Related Questions on Metaculus:
Decisions about how much to prioritize nuclear risk reduction and how best to reduce nuclear risk should be guided in part by our best guesses about:
how many deaths would occur given a large-scale nuclear exchange
what proportion of those deaths would occur fairly soon after the detonations (e.g., from the initial blast and fires) rather than later on (e.g., from fallout or nuclear winter effects)
For example, this is relevant to the existential risk posed by nuclear weapons and the value of investing in research and development on "resilient food".
See here, and the sources linked to from there, for previous discussion of these sorts of questions and why they matter.
If there's a nuclear conflict involving >100 detonations, will that cause more than 1 billion fatalities within 10 years?

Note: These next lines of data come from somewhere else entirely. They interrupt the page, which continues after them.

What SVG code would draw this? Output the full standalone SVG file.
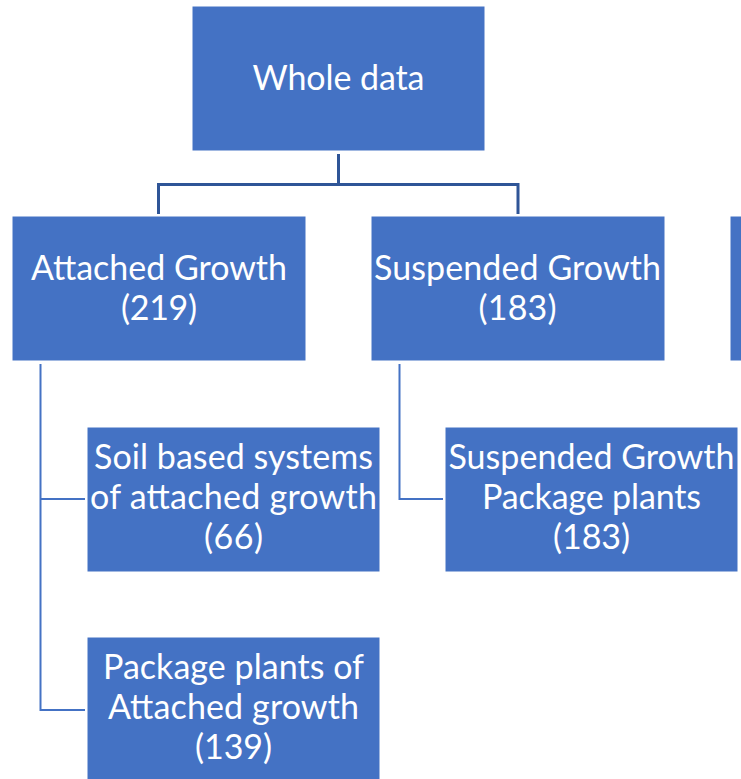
<svg xmlns="http://www.w3.org/2000/svg" width="741" height="779" viewBox="0 0 741 779">
<style>
.box{fill:#4472C4;stroke:#FFFFFF;stroke-width:1}
.t{font-family:Lato,"Liberation Sans",sans-serif;font-size:34px;fill:#FFFFFF;text-anchor:middle}
.c1{fill:none;stroke:#2F5597;stroke-width:3}
.c2{fill:none;stroke:#4472C4;stroke-width:2}
</style>
<rect width="741" height="779" fill="#FFFFFF"/>
<g id="connectors">
<path class="c1" d="M338.5,154 V184.5 M158.5,214 V184.5 H518 V214"/>
<path class="c2" d="M40.5,364 V710 H85 M40.5,499 H85"/>
<path class="c2" d="M399.5,364 V499 H443"/>
</g>
<g id="n0">
<rect class="box" x="192" y="6" width="293" height="145"/>
<text class="t" x="338.5" y="90" textLength="172">Whole data</text>
</g>
<g id="n1">
<rect class="box" x="12" y="216" width="294" height="145"/>
<text class="t" x="159" y="280" textLength="256">Attached Growth</text>
<text class="t" x="159" y="320" textLength="76">(219)</text>
</g>
<g id="n2">
<rect class="box" x="371" y="216" width="294" height="145"/>
<text class="t" x="517.5" y="280" textLength="287">Suspended Growth</text>
<text class="t" x="517.5" y="320" textLength="78">(183)</text>
</g>
<g id="n3">
<rect class="box" x="730" y="216" width="294" height="145"/>
</g>
<g id="n4">
<rect class="box" x="87" y="427" width="293" height="145"/>
<text class="t" x="233.5" y="469" textLength="279">Soil based systems</text>
<text class="t" x="233.5" y="509" textLength="287">of attached growth</text>
<text class="t" x="233.5" y="549" textLength="59">(66)</text>
</g>
<g id="n5">
<rect class="box" x="445" y="427" width="293" height="145"/>
<text class="t" x="591.5" y="469" textLength="286">Suspended Growth</text>
<text class="t" x="591.5" y="509" textLength="219">Package plants</text>
<text class="t" x="591.5" y="549" textLength="77">(183)</text>
</g>
<g id="n6">
<rect class="box" x="87" y="637" width="293" height="145"/>
<text class="t" x="233.5" y="679" textLength="261">Package plants of</text>
<text class="t" x="233.5" y="719" textLength="251">Attached growth</text>
<text class="t" x="233.5" y="759" textLength="77">(139)</text>
</g>
</svg>
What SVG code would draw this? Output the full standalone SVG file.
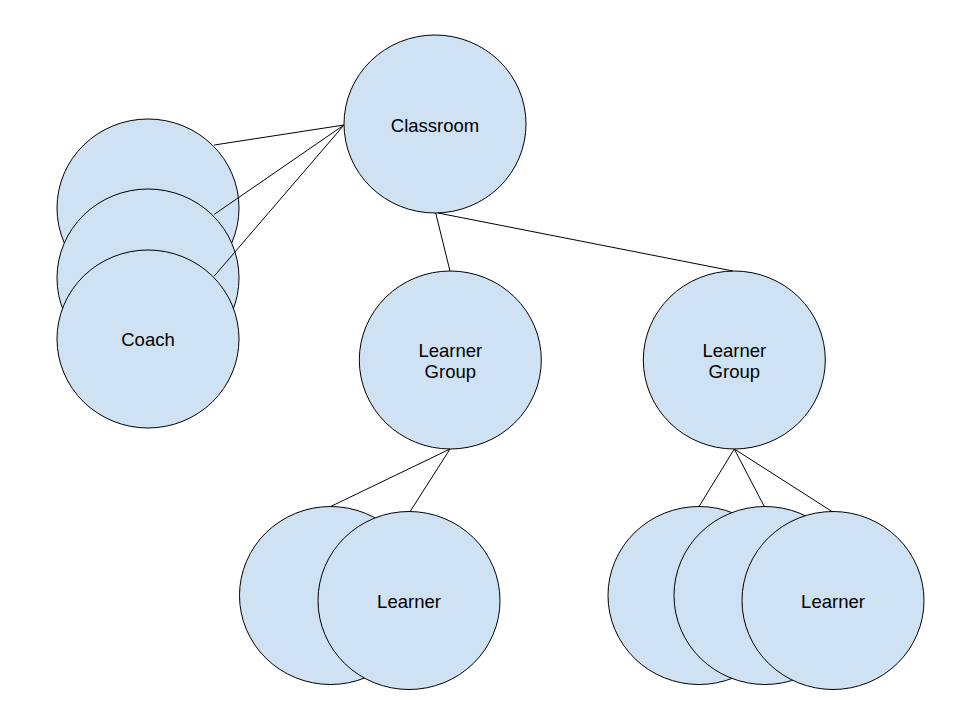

This question will resolve as Yes if:
At any point before January 1, 2100, a nuclear conflict begins in which there are more than 100 nuclear weapon detonations.
For any such conflict, there are more than 1 billion deaths globally in the period between the first nuclear detonation and 10 years after the final detonation of the conflict.
This question is conditional on there being at least one nuclear conflict involving more than one hundred offensive nuclear detonations before 2100. That is, the question will resolve as Ambiguous if that condition isn't met. (But this condition doesn't require that the first nuclear conflict after January 1, 2021 involves more than 100 detonations.)
Detonations will be considered to be part of the same conflict if each detonation occurs within 30 days of a previous detonation (even if the detonations involve different state pairings, unrelated motivations, etc.).
If a source gives a range as its estimate, the midpoint of that range will be used as its estimate.
For the purposes of this question, offensive nuclear detonations include deliberate, inadvertent, or accidental/unauthorised detonations (see the fine print for definitions) of state or nonstate nuclear weapons.
This question will also resolve positively if a nuclear conflict meeting the above-mentioned condition clearly causes more than 1 billion fatalities but also causes sufficient civilizational collapse that there are no or extremely few remaining credible sources on any topic. We request that you forecast your true beliefs despite the fact that a Metaculus score seems unlikely to be tracked or cared about in that scenario, given that forecasts on this question may play a role in informing important decisions.
For simplicity, no attempt will be made to second-guess credible sources on what fatalities should be considered to be "caused" by the nuclear conflict.
Detonations for testing purposes and peaceful nuclear explosions are not counted towards positive resolution. Test detonations and peaceful nuclear explosions are defined as detonations which are claimed as being a test or a peaceful nuclear explosion by an official government communication within 30 days of the event, without this being disputed by reliable media, state reports, or multinational reports. If information is unclear, then resolution will be left up to Metaculus admins.
In a deliberate detonation, the attacking nation decides to launch one or more nuclear weapons either in response to a genuine nuclear attack or without believing that it is under nuclear attack. “In an inadvertent detonation, the attacking nation mistakenly concludes that it is under nuclear attack and launches one or more nuclear weapons in what it believes is a counterattack” (Barrett et al., 2013). “In an accidental or unauthorized launch or detonation, system safeguards or procedures to maintain control over nuclear weapons fail in such a way that a nuclear weapon or missile launches or explodes without direction from leaders” (Barrett et al., 2013).